Clauses 5 and 6 of the Bill pertain to the preparation and publishing of railway plans and maps and the finality of such plans and maps. Far beyond what are provided in Clause 5, I think we should allow (1) greater public information about planning decisions before they are made and (2) public feedback about such planning decisions. In that regard, Clause 6 which provides that no person has a right of objection to the delineation of land as railway area should be reconsidered or amended.

I would like to ask the Government how can the public give feedback or lodge any objection. Will the Government consider incorporating similar provisions on the tendering of objections/representation as well as hearings and public inquiries seen in the Planning Act and Planning (Masterplan) Rules?
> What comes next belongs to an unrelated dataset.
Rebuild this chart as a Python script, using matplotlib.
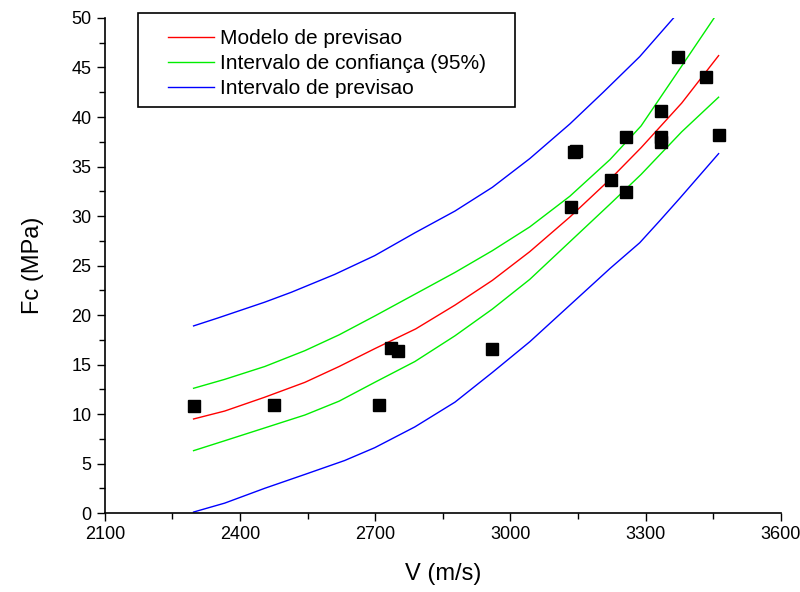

Double punishment by both Singapore and Malaysian regulators

I would also like to clarify with the Minister how the Government proposes to handle the possibility of both regulators from opposite sides of the Causeway meting out penalties against the concessionaire, licencees, operators or subcontractors for the same infringements or breaches of any regulatory requirement.
Has the Malaysian Parliament introduced the equivalent Bill and looked into this issue? Both regulators should make this clear to the concessionaire, licensees or operators at the onset.

Update on progress for the projects

On the issue of meeting timelines, as the projects also substantially involve Malaysia and quite heavily so, is the Minister able to tell this House whether he is confident that both countries will be able to abide by the projected timelines for construction and launch of the projects. Should we be concerned at all that the outcome of the next Malaysian General Elections may have any effect on the progress of the projects? Perhaps the Minister can reassure the House.

Finally, may I also ask the Minister to assure this House that the Government will ensure that all contracts will be awarded to companies which will be able to provide sound and quality construction or engineering that will not saddle us with future problems of poor design, workmanship, repairs and inefficiency?